• Requirements: In your copy, leave out the pictures; write out all the data exactly.

• Raw data:
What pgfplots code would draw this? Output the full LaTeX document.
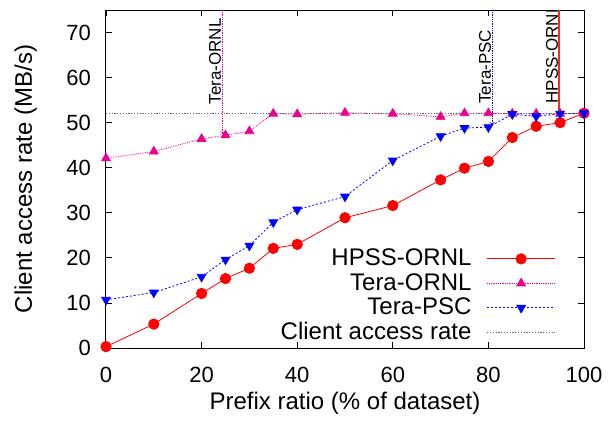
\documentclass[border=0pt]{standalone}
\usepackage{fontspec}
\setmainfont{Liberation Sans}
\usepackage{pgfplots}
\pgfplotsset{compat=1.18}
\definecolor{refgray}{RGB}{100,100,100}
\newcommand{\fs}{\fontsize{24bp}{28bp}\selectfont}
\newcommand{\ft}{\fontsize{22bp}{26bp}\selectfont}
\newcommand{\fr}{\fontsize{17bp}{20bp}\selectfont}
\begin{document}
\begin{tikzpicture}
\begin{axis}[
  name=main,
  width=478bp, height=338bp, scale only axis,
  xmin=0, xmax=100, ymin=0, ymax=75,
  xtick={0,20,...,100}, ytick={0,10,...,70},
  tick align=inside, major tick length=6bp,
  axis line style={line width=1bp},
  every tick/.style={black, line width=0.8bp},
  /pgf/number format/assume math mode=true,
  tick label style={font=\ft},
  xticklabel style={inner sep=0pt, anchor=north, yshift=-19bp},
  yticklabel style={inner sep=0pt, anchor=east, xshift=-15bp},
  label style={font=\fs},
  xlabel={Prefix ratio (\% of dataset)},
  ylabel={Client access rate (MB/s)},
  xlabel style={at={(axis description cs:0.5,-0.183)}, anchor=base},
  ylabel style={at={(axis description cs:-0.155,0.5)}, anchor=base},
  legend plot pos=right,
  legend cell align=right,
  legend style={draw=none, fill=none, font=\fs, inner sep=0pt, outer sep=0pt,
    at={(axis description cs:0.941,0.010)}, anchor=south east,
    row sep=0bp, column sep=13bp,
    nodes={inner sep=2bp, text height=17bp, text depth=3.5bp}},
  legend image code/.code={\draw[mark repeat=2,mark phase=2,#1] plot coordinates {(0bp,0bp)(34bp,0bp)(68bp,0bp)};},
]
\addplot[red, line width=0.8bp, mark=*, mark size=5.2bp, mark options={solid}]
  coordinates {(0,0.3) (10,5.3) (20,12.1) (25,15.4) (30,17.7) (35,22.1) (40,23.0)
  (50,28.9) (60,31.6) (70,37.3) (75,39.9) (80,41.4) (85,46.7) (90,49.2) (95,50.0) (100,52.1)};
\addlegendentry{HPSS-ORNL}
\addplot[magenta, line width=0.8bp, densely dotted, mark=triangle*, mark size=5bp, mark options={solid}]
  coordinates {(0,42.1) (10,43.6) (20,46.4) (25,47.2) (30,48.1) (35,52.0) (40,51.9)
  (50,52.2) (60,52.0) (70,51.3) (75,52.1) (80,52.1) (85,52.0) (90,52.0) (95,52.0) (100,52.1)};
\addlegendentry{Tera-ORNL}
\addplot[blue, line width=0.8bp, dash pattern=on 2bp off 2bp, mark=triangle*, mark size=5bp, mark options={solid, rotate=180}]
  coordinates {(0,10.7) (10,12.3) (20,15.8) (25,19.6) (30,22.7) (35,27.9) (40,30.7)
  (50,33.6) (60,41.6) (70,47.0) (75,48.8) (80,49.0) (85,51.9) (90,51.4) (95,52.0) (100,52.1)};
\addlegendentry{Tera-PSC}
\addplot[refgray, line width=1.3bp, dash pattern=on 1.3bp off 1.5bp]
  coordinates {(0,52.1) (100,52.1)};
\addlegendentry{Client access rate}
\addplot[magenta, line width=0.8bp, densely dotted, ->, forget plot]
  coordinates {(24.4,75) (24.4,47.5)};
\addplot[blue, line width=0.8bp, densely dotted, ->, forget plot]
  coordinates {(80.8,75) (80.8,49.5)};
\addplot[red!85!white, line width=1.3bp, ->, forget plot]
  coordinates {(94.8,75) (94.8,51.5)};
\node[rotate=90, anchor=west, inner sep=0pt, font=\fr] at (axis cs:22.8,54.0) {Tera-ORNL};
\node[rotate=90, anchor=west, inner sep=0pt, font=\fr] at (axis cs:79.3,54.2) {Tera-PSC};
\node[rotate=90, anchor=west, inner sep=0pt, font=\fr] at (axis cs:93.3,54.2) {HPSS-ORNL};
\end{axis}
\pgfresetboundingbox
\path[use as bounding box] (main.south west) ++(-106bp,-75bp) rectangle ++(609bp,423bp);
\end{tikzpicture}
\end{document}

• Output of the task:
What pgfplots code would draw this? Output the full LaTeX document.
\documentclass[border=0pt]{standalone}
\usepackage{fontspec}
\setmainfont{Liberation Sans}
\usepackage{pgfplots}
\pgfplotsset{compat=1.18}
\definecolor{refgray}{RGB}{100,100,100}
\newcommand{\fs}{\fontsize{24bp}{28bp}\selectfont}
\newcommand{\ft}{\fontsize{22bp}{26bp}\selectfont}
\newcommand{\fr}{\fontsize{17bp}{20bp}\selectfont}
\begin{document}
\begin{tikzpicture}
\begin{axis}[
  name=main,
  width=478bp, height=338bp, scale only axis,
  xmin=0, xmax=100, ymin=0, ymax=75,
  xtick={0,20,...,100}, ytick={0,10,...,70},
  tick align=inside, major tick length=6bp,
  axis line style={line width=1bp},
  every tick/.style={black, line width=0.8bp},
  /pgf/number format/assume math mode=true,
  tick label style={font=\ft},
  xticklabel style={inner sep=0pt, anchor=north, yshift=-19bp},
  yticklabel style={inner sep=0pt, anchor=east, xshift=-15bp},
  label style={font=\fs},
  xlabel={Prefix ratio (\% of dataset)},
  ylabel={Client access rate (MB/s)},
  xlabel style={at={(axis description cs:0.5,-0.183)}, anchor=base},
  ylabel style={at={(axis description cs:-0.155,0.5)}, anchor=base},
  legend plot pos=right,
  legend cell align=right,
  legend style={draw=none, fill=none, font=\fs, inner sep=0pt, outer sep=0pt,
    at={(axis description cs:0.941,0.010)}, anchor=south east,
    row sep=0bp, column sep=13bp,
    nodes={inner sep=2bp, text height=17bp, text depth=3.5bp}},
  legend image code/.code={\draw[mark repeat=2,mark phase=2,#1] plot coordinates {(0bp,0bp)(34bp,0bp)(68bp,0bp)};},
]
\addplot[red, line width=0.8bp, mark=*, mark size=5.2bp, mark options={solid}]
  coordinates {(0,0.3) (10,5.3) (20,12.1) (25,15.4) (30,17.7) (35,22.1) (40,23.0)
  (50,28.9) (60,31.6) (70,37.3) (75,39.9) (80,41.4) (85,46.7) (90,49.2) (95,50.0) (100,52.1)};
\addlegendentry{HPSS-ORNL}
\addplot[magenta, line width=0.8bp, densely dotted, mark=triangle*, mark size=5bp, mark options={solid}]
  coordinates {(0,42.1) (10,43.6) (20,46.4) (25,47.2) (30,48.1) (35,52.0) (40,51.9)
  (50,52.2) (60,52.0) (70,51.3) (75,52.1) (80,52.1) (85,52.0) (90,52.0) (95,52.0) (100,52.1)};
\addlegendentry{Tera-ORNL}
\addplot[blue, line width=0.8bp, dash pattern=on 2bp off 2bp, mark=triangle*, mark size=5bp, mark options={solid, rotate=180}]
  coordinates {(0,10.7) (10,12.3) (20,15.8) (25,19.6) (30,22.7) (35,27.9) (40,30.7)
  (50,33.6) (60,41.6) (70,47.0) (75,48.8) (80,49.0) (85,51.9) (90,51.4) (95,52.0) (100,52.1)};
\addlegendentry{Tera-PSC}
\addplot[refgray, line width=1.3bp, dash pattern=on 1.3bp off 1.5bp]
  coordinates {(0,52.1) (100,52.1)};
\addlegendentry{Client access rate}
\addplot[magenta, line width=0.8bp, densely dotted, ->, forget plot]
  coordinates {(24.4,75) (24.4,47.5)};
\addplot[blue, line width=0.8bp, densely dotted, ->, forget plot]
  coordinates {(80.8,75) (80.8,49.5)};
\addplot[red!85!white, line width=1.3bp, ->, forget plot]
  coordinates {(94.8,75) (94.8,51.5)};
\node[rotate=90, anchor=west, inner sep=0pt, font=\fr] at (axis cs:22.8,54.0) {Tera-ORNL};
\node[rotate=90, anchor=west, inner sep=0pt, font=\fr] at (axis cs:79.3,54.2) {Tera-PSC};
\node[rotate=90, anchor=west, inner sep=0pt, font=\fr] at (axis cs:93.3,54.2) {HPSS-ORNL};
\end{axis}
\pgfresetboundingbox
\path[use as bounding box] (main.south west) ++(-106bp,-75bp) rectangle ++(609bp,423bp);
\end{tikzpicture}
\end{document}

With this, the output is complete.